Windows 7 shipped with the ability to boot the pc from VHD files directly. That means you could have a pc with no OS installed and only run OS withint VHD files.

n Windows® 7, a VHD can be used as the running operating system on designated hardware without any other parent operating system, virtual machine, or hypervisor. You can use the Windows 7 disk management tools (the DiskPart command-line tool and the Disk Management MMC snap-in) to create a VHD file. You can deploy a Windows 7 image (in .wim format) to the VHD, and you can copy the VHD file to multiple systems. You can configure the Windows 7 boot manager for a native or physical boot of the Windows image that is contained in the VHD. Furthermore, you can connect the VHD file to a virtual machine for use with the Hyper-V role in Windows Server 2008 R2. Native-boot VHD files are not designed or intended to replace full-image deployment on all client or server systems.
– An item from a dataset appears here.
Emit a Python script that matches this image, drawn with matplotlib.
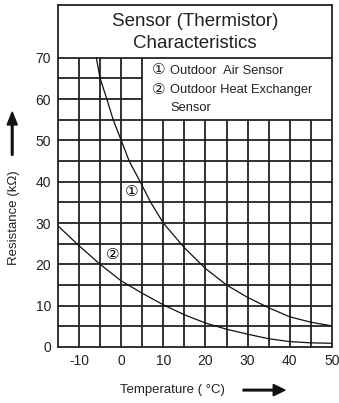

Previous versions of Windows do not support a native boot from a VHD, and they require a hypervisor and virtual machine to boot from a VHD file.

A guide for how to do it is here:
http://www.windows7hacker.com/index.php/2009/05/native-vhd-boot-to-windows-7/

Curious if anyone is using the new bootable VHD support in win7 and what your experience are ? Anything that I should watch out for ? incompatibilities with applications etc ?
 
do they support thin provisioning yet? one would hope so.

i love single (per drive) files for vmware. actually 2-4 files are nice because you can dispatch i/o threads against them.

win8 just needs to force compression and massive dedupe into the core vhd container. we've got enough power for it nowadays.
 
win8 just needs to force compression and massive dedupe into the core vhd container. we've got enough power for it nowadays.
I always wondered why compression and encryption aren't done on hard drives via a hardware chip. It'd be done completely transparently. One "minor" issue would be like the situation with tape drives, where the actual capacity of the tapes was variable depending upon the type of data being stored.
 
I always wondered why compression and encryption aren't done on hard drives via a hardware chip. It'd be done completely transparently. One "minor" issue would be like the situation with tape drives, where the actual capacity of the tapes was variable depending upon the type of data being stored.

I believe that was one of the original uses envisioned for TPM chips, but it never happened. Of course then the encryption keys would be tied to the motherboard holding the TPM chip.

Like tapes they'd probably just list them like they do tapes with the native storage size and an "up to" double size, which would probably piss people off when they bought a "1TB/2TB" drive and it only held 900G because they filled it with uncompressable videos.

Another "minor" issue would be lock-in and compatibility. We've already got confusion about what drives, drivers, OSes, firmware, etc support TRIM so imagine if we added compression and encryption to the list of optional features. Depending on how they're implemented it could be very difficult to impossible to move a drive to another machine for use or recovery because of the encryption.

Frankly I'd rather trust encryption and compression to the filesystem layer since it's device independent and I know that any other similar OS installation can read it.